W rejonie Tczewa - gdzie przemieszcza się fala wezbraniowa - poziom wody będzie się wahał przy przekroczonym stanie alarmowym - prognozuje Instytut Meteorologii i Gospodarki Wodnej.

W mieście newralgicznym punktem jest nowy, wyremontowany za miliony bulwar. W czasie majowej fali powodziowej dosłownie zabrakło kilku centymetrów, by woda wylała.

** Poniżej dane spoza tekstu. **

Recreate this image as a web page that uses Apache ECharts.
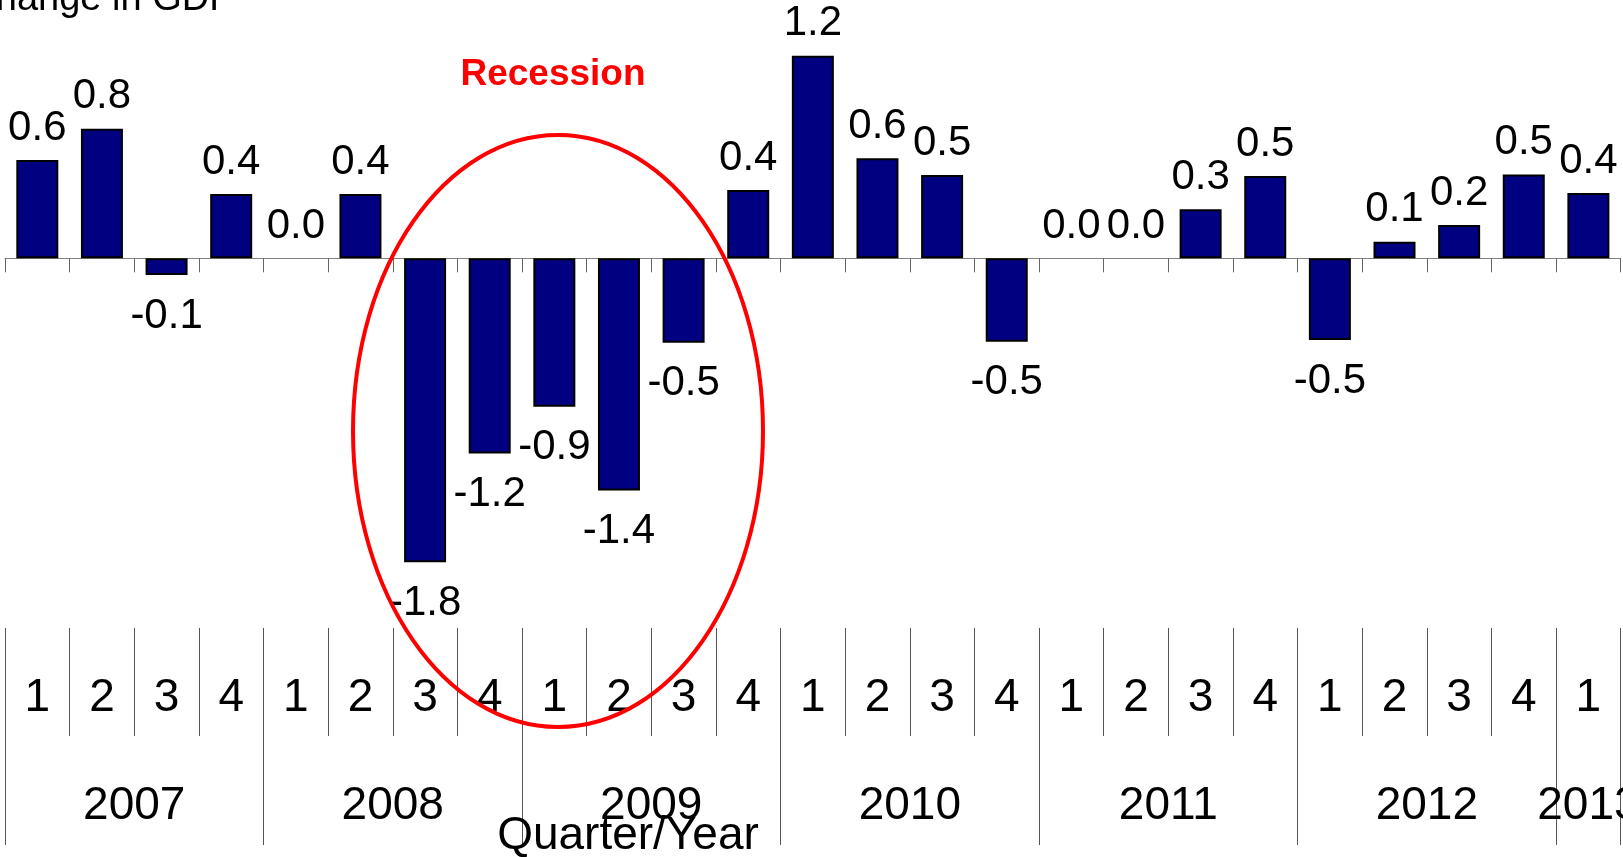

Wówczas bulwar uratował specjalny kilometrowy rękaw napełniony wodą, który podniósł wysokość wału o około pół metra.

W pogotowiu - jak informuje reporter RMF FM Wojciech Jankowski - jest staż pożarna i straż miejska.

IMGW przypomina o niebezpieczeństwie przebywania nad brzegami rzek, zagrożeniu dla obszarów zalewowych, możliwości lokalnych podtopień, wystąpienia wody z koryt rzecznych i zalania przybrzeżnych terenów, uniemożliwieniu prowadzenia prac hydrotechnicznych oraz utrudnieniu funkcjonowania komunikacji lądowej i żeglugi wodnej.

Ponad 200 milionów złotych przekazane już zostało na zasiłki dla powodzian - podał rzecznik rządu, Paweł Graś. Drugie tyle dostały gminy na naprawę wałów i naprawę szkód. W tej chwili 200 milionów zostało przekazane wojewodom. Wojewodowie przekazują to sukcesywnie samorządowcom, a samorządowcy poszkodowanym rodzinom. W tej chwili ta pomoc dotarła - na wczoraj - do 11 tys. 800 rodzin" - powiedział rzecznik rządu.